_Work to be completed_
Starting at the first line of the listing below, retype each line up to and including the one that contains "const xTicks = [0, 10, 20, 30, 40, 50, 60];". Leave pictures out.

────────────────

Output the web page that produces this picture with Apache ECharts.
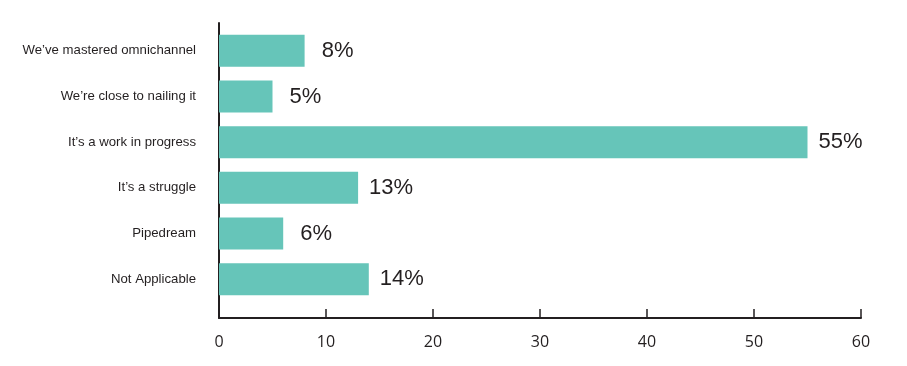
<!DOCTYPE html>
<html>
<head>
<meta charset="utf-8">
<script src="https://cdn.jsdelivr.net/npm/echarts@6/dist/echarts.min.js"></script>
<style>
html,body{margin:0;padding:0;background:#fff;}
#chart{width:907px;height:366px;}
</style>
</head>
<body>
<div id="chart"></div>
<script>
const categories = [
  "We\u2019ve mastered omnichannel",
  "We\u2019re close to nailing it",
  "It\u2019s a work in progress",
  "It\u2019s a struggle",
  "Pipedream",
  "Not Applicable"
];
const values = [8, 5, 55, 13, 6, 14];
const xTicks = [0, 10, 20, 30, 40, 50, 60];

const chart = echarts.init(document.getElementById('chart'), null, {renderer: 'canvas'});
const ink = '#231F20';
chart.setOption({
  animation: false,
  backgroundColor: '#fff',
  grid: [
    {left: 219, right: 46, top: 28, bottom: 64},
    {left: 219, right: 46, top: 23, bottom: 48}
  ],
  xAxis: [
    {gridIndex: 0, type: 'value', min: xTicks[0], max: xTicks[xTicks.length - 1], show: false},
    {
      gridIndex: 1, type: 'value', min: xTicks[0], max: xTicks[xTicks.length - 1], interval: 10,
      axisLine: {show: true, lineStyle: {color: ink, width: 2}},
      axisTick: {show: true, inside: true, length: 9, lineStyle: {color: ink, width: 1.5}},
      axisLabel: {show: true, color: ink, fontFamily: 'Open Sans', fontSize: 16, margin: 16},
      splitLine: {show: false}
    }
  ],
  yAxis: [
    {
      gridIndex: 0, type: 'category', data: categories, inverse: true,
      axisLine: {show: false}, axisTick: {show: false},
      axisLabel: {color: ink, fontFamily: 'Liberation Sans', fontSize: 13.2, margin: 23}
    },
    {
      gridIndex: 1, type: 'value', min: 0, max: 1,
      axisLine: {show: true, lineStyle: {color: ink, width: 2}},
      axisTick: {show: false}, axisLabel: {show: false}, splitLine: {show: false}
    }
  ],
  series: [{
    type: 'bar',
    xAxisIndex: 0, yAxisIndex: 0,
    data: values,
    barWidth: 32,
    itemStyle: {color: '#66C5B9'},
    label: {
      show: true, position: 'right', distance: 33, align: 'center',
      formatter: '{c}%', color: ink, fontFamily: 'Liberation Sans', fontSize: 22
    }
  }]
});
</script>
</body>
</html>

────────────────

_Exercise output_
Output the web page that produces this picture with Apache ECharts.
<!DOCTYPE html>
<html>
<head>
<meta charset="utf-8">
<script src="https://cdn.jsdelivr.net/npm/echarts@6/dist/echarts.min.js"></script>
<style>
html,body{margin:0;padding:0;background:#fff;}
#chart{width:907px;height:366px;}
</style>
</head>
<body>
<div id="chart"></div>
<script>
const categories = [
  "We\u2019ve mastered omnichannel",
  "We\u2019re close to nailing it",
  "It\u2019s a work in progress",
  "It\u2019s a struggle",
  "Pipedream",
  "Not Applicable"
];
const values = [8, 5, 55, 13, 6, 14];
const xTicks = [0, 10, 20, 30, 40, 50, 60];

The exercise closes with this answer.